◆ **What is required**
Write out the listing, please, but only from its first line through the line containing "(madRtxt) at (929,158)", exactly as given and without pictures.

◆ **Data excerpt**
____________________

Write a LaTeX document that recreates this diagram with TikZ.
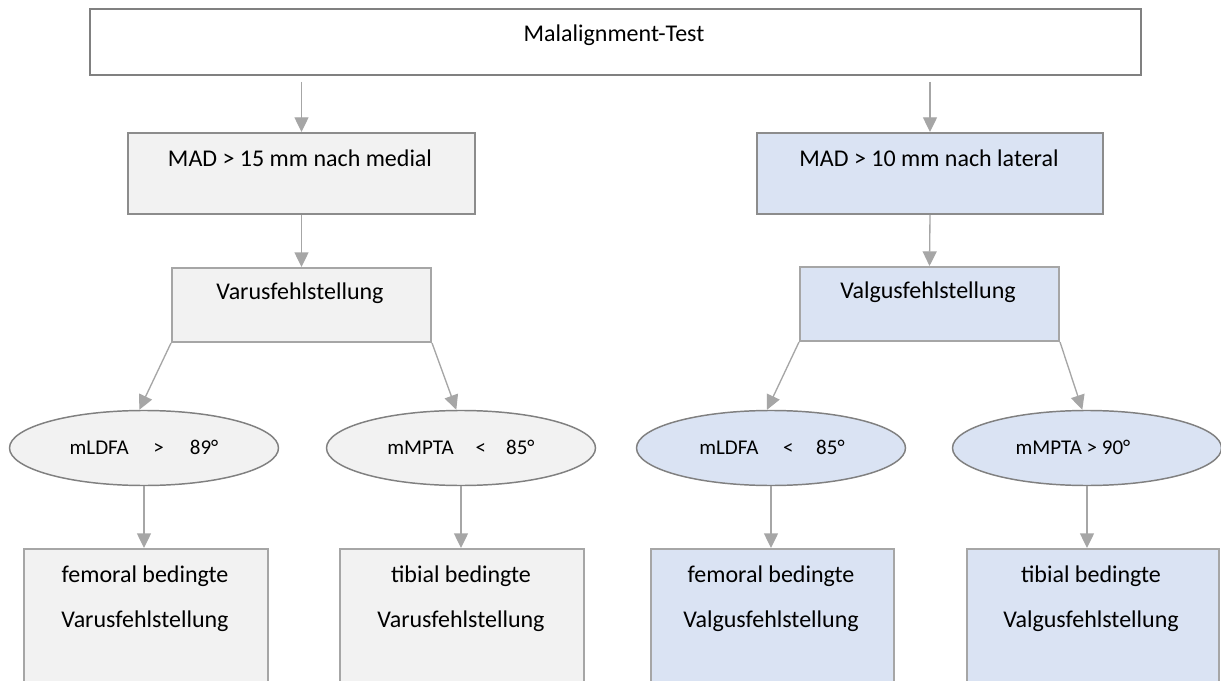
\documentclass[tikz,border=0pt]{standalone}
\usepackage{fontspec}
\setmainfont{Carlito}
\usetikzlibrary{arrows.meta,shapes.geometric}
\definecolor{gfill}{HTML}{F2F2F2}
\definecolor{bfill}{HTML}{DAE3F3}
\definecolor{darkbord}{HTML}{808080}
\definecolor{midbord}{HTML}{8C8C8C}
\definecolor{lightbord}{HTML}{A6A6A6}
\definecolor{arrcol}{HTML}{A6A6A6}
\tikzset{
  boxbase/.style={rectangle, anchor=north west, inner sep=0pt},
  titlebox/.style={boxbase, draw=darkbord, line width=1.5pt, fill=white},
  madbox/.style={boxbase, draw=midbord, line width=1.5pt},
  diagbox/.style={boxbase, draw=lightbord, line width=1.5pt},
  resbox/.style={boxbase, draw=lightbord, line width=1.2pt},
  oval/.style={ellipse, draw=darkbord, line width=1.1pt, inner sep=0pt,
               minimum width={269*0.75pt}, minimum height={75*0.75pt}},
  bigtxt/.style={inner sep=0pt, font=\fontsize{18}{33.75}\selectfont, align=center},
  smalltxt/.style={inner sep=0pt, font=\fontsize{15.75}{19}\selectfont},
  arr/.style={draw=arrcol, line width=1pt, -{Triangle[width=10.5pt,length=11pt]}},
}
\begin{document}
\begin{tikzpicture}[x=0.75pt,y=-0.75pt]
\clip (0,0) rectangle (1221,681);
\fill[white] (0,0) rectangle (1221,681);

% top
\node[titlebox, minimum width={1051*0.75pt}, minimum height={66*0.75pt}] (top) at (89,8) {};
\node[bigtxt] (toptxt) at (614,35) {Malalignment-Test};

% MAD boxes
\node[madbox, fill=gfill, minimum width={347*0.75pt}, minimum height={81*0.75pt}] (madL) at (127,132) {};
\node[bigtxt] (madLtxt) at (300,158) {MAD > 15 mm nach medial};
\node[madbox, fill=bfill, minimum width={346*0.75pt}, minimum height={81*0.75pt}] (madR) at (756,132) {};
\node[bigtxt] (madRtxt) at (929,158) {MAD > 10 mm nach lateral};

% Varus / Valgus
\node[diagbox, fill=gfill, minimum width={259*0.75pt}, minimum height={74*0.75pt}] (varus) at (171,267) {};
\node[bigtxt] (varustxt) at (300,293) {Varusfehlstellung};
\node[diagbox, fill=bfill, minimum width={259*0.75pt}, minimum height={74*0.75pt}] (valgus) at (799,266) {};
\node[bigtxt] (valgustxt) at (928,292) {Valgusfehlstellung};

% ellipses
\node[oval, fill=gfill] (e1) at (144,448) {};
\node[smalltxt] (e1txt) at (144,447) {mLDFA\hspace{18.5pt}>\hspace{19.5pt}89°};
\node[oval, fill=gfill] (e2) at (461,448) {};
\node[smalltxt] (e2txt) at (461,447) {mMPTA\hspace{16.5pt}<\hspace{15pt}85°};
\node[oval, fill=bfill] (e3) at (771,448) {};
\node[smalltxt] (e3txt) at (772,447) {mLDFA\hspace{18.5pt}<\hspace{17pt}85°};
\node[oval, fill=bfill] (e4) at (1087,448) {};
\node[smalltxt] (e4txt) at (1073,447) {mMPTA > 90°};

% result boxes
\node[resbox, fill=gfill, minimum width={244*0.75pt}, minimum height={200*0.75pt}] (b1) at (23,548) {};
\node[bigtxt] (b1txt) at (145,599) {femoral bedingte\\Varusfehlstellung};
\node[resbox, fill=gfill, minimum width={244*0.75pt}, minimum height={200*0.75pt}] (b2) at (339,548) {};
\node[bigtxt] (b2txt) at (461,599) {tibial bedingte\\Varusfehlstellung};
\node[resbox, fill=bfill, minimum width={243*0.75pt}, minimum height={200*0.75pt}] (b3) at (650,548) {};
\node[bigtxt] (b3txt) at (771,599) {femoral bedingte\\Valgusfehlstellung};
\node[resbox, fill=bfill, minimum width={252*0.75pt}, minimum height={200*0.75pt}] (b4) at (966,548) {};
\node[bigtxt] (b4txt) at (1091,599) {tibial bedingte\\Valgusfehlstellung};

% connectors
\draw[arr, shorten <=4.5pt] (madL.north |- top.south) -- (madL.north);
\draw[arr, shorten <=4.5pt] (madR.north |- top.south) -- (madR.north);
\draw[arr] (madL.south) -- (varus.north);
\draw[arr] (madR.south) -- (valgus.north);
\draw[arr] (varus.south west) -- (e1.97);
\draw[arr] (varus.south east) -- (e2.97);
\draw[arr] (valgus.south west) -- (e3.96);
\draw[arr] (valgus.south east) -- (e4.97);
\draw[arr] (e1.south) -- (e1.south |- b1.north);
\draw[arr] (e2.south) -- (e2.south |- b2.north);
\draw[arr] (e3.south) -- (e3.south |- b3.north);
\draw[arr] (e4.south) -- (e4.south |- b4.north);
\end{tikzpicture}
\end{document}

____________________

◆ **Exercise response**
Write a LaTeX document that recreates this diagram with TikZ.
\documentclass[tikz,border=0pt]{standalone}
\usepackage{fontspec}
\setmainfont{Carlito}
\usetikzlibrary{arrows.meta,shapes.geometric}
\definecolor{gfill}{HTML}{F2F2F2}
\definecolor{bfill}{HTML}{DAE3F3}
\definecolor{darkbord}{HTML}{808080}
\definecolor{midbord}{HTML}{8C8C8C}
\definecolor{lightbord}{HTML}{A6A6A6}
\definecolor{arrcol}{HTML}{A6A6A6}
\tikzset{
  boxbase/.style={rectangle, anchor=north west, inner sep=0pt},
  titlebox/.style={boxbase, draw=darkbord, line width=1.5pt, fill=white},
  madbox/.style={boxbase, draw=midbord, line width=1.5pt},
  diagbox/.style={boxbase, draw=lightbord, line width=1.5pt},
  resbox/.style={boxbase, draw=lightbord, line width=1.2pt},
  oval/.style={ellipse, draw=darkbord, line width=1.1pt, inner sep=0pt,
               minimum width={269*0.75pt}, minimum height={75*0.75pt}},
  bigtxt/.style={inner sep=0pt, font=\fontsize{18}{33.75}\selectfont, align=center},
  smalltxt/.style={inner sep=0pt, font=\fontsize{15.75}{19}\selectfont},
  arr/.style={draw=arrcol, line width=1pt, -{Triangle[width=10.5pt,length=11pt]}},
}
\begin{document}
\begin{tikzpicture}[x=0.75pt,y=-0.75pt]
\clip (0,0) rectangle (1221,681);
\fill[white] (0,0) rectangle (1221,681);

% top
\node[titlebox, minimum width={1051*0.75pt}, minimum height={66*0.75pt}] (top) at (89,8) {};
\node[bigtxt] (toptxt) at (614,35) {Malalignment-Test};

% MAD boxes
\node[madbox, fill=gfill, minimum width={347*0.75pt}, minimum height={81*0.75pt}] (madL) at (127,132) {};
\node[bigtxt] (madLtxt) at (300,158) {MAD > 15 mm nach medial};
\node[madbox, fill=bfill, minimum width={346*0.75pt}, minimum height={81*0.75pt}] (madR) at (756,132) {};
\node[bigtxt] (madRtxt) at (929,158) {MAD > 10 mm nach lateral};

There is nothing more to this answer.